Como falei nos últimos textos em confusão de terminologia de carnes, lembrei-me de outras questões de nomenclatura. Não vou falar de coisas recentes, a meu ver reveladoras de pouco rigor de cultura gastronómica, como seja, por exemplo, o uso abusivo que alguns chefes respeitáveis fazem de termos consagrados, como confitado, a confundir o consumidor. Noutros casos, a confusão é antiga e difícil de resolver.
Lembrei-me de coisa que sempre me despertou dúvidas, o nome consagrado (e escrito) de um típico doce-frito da minha ilha, a malassada. Nos Açores, os fritos não são de Natal, mas sim de carnaval. Sonhos, rabanadas, filhoses, coscorões, rosas do Egito e, em S. Miguel, as malassadas. Fazem-se com bastante farinha com fermento, açúcar (30 vezes menos), ovos, manteiga e/ou banha e leite. Depois de amassadas e levedadas, são fritas completamente imersas em óleo muito quente.
Também se fazem na Madeira, sinal da sua antiguidade na tradição culinária portuguesa, neste caso aparentemente perdida no continente. Em compensação, os ilhéus emigrantes popularizaram-nas nos EUA, até no Hawai. Para americanos, é coisa que cai bem, parece donuts.
Na pronúncia típica micaelense, são “malassadas”. Ortograficamente, sempre vi assim e é assim que Maria de Lourdes Modesto escreve, embora Augusto Gomes, notável recoletor de receitas açorianas, escreva “mal-assadas”. E é termo que figura nos nossos bons dicionários, mas com significado totalmente diferente.
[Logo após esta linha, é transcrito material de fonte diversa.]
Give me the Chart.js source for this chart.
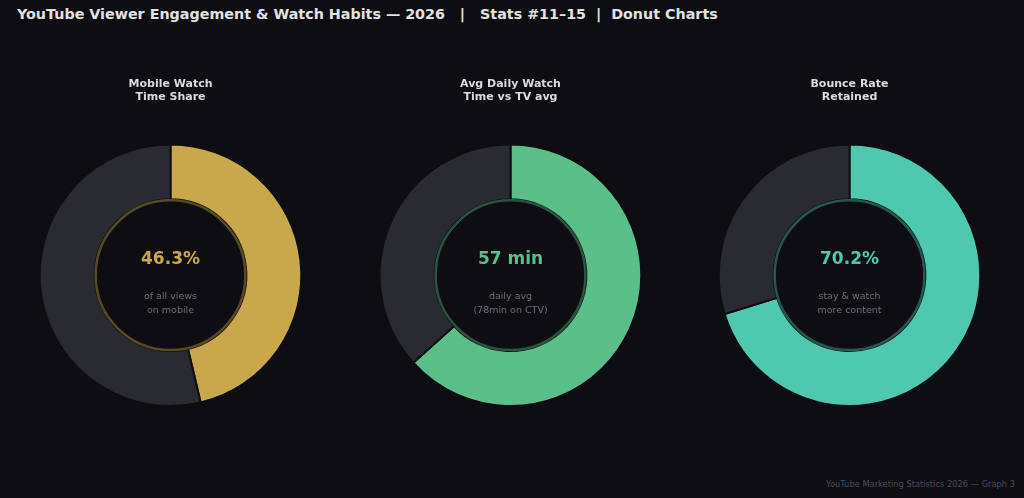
<!DOCTYPE html>
<html lang="en">
<head>
  <meta charset="UTF-8" />
  <title>YouTube Viewer Engagement — Donut Charts</title>
  <script src="https://cdn.jsdelivr.net/npm/chart.js"></script>
  <style>
    html, body { margin: 0; padding: 0; }
    body {
      width: 1024px; height: 498px; overflow: hidden;
      background: #0e0e12; position: relative;
      font-family: "DejaVu Sans", sans-serif;
    }
    #title {
      position: absolute; left: 17px; top: 6px;
      color: #e2e2e2; font-weight: bold; font-size: 14.3px; white-space: pre;
    }
    .cell { position: absolute; top: 60px; width: 341px; height: 360px; }
    #footer {
      position: absolute; right: 9px; top: 479px;
      color: #4c4c5c; font-size: 8.3px;
    }
  </style>
</head>
<body>
  <div id="title">YouTube Viewer Engagement &amp; Watch Habits — 2026   |   Stats #11–15  |  Donut Charts</div>
  <div class="cell" style="left:0px"><canvas id="c0"></canvas></div>
  <div class="cell" style="left:340px"><canvas id="c1"></canvas></div>
  <div class="cell" style="left:679px"><canvas id="c2"></canvas></div>
  <div id="footer">YouTube Marketing Statistics 2026 — Graph 3</div>

  <script>
    // data
    const titles = [['Mobile Watch', 'Time Share'], ['Avg Daily Watch', 'Time vs TV avg'], ['Bounce Rate', 'Retained']];
    const values = [46.3, 57, 70.2];
    const remainders = [53.7, 33, 29.8];
    const centerLabels = ['46.3%', '57 min', '70.2%'];
    const subLabels = [['of all views', 'on mobile'], ['daily avg', '(78min on CTV)'], ['stay & watch', 'more content']];
    const accents = ['#c8a84b', '#5bbf8a', '#4ec9b0'];
    const ringColors = ['rgba(200,168,75,0.4)', 'rgba(91,191,138,0.4)', 'rgba(78,201,176,0.4)'];
    const restColor = '#2a2a33';

    // draws the inner ring + center texts
    const centerText = {
      id: 'centerText',
      afterDraw(chart, args, opts) {
        const arc = chart.getDatasetMeta(0).data[0];
        if (!arc) return;
        const { x, y, innerRadius } = arc.getProps(['x', 'y', 'innerRadius'], true);
        const ctx = chart.ctx;
        ctx.save();
        ctx.beginPath();
        ctx.arc(x, y, innerRadius - 1, 0, Math.PI * 2);
        ctx.strokeStyle = opts.ring;
        ctx.lineWidth = 2.5;
        ctx.stroke();

        ctx.textAlign = 'center';
        ctx.textBaseline = 'middle';
        ctx.fillStyle = opts.color;
        ctx.font = 'bold 17px "DejaVu Sans"';
        ctx.fillText(opts.main, x, y - 16);

        ctx.fillStyle = '#6c6c7c';
        ctx.font = '9.5px "DejaVu Sans"';
        ctx.fillText(opts.sub[0], x, y + 21);
        ctx.fillText(opts.sub[1], x, y + 35);
        ctx.restore();
      }
    };

    titles.forEach((t, i) => {
      new Chart(document.getElementById('c' + i), {
        type: 'doughnut',
        data: {
          labels: ['value', 'rest'],
          datasets: [{
            data: [values[i], remainders[i]],
            backgroundColor: [accents[i], restColor],
            borderColor: '#0e0e12',
            borderWidth: 2
          }]
        },
        options: {
          responsive: true,
          maintainAspectRatio: false,
          animation: false,
          cutout: '58%',
          layout: { padding: { bottom: 13 } },
          plugins: {
            legend: { display: false },
            tooltip: { enabled: false },
            title: {
              display: true,
              text: t,
              color: '#dcdcdc',
              font: { family: 'DejaVu Sans', size: 11, weight: 'bold', lineHeight: 1.2 },
              padding: { top: 17.5, bottom: 39.5 }
            },
            centerText: { main: centerLabels[i], sub: subLabels[i], color: accents[i], ring: ringColors[i] }
          }
        },
        plugins: [centerText]
      });
    });
  </script>
</body>
</html>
Veja-se no Cândido de Figueiredo: “malassada: ovos, que se batem e se fritam ao mesmo tempo”. Para mim, isto parece obviamente a descrição dos ovos mexidos.
Augusto Gomes defende a origem “malassada” com a referência mais antiga que também conheço, uma passagem do “Itinerário” de António Tenreiro (1529-…) em que se diz que “as iguarias que se deram geralmente foram carneiro e arroz guisado, tortas e mal-assadas de ovos com açúcar por cima”. Parece-me que se está a referir é aos ovos mexidos mal-assados dos dicionaristas, neste caso polvilhados com açúcar (que horror!…).
Esta questão, que já abordei antes, já não sei onde nem quando (googlem…) saltou-me agora à memória por causa de uma das muito boas notas de Virgílio Gomes, de que respigo:
“Um dos elementos diferenciadores da doçaria conventual para a doçaria popular é que esta utiliza sempre, na receita, mais farinha do que açúcar. O açúcar era um produto de elevado preço o que levou vários reis a legislar para reduzir o seu consumo. (…) A doçaria popular era confecionada com melaço.”
Por isto, palpita-me que a designação das célebres malassadas micaelenses vem de corruptela de melaçadas. Teria quase a certeza se não fosse um óbice das regras da linguística, embora eu seja leigo nisso. Mas creio que é vulgar, e naquilo em que tenho estudado como amador a fonética micaelense, o “a” átono passar a “e” mudo mas não o inverso, como seria nessa passagem de “melaçada” para “malassada”. Há por aí algum linguista que dê a sua opinião?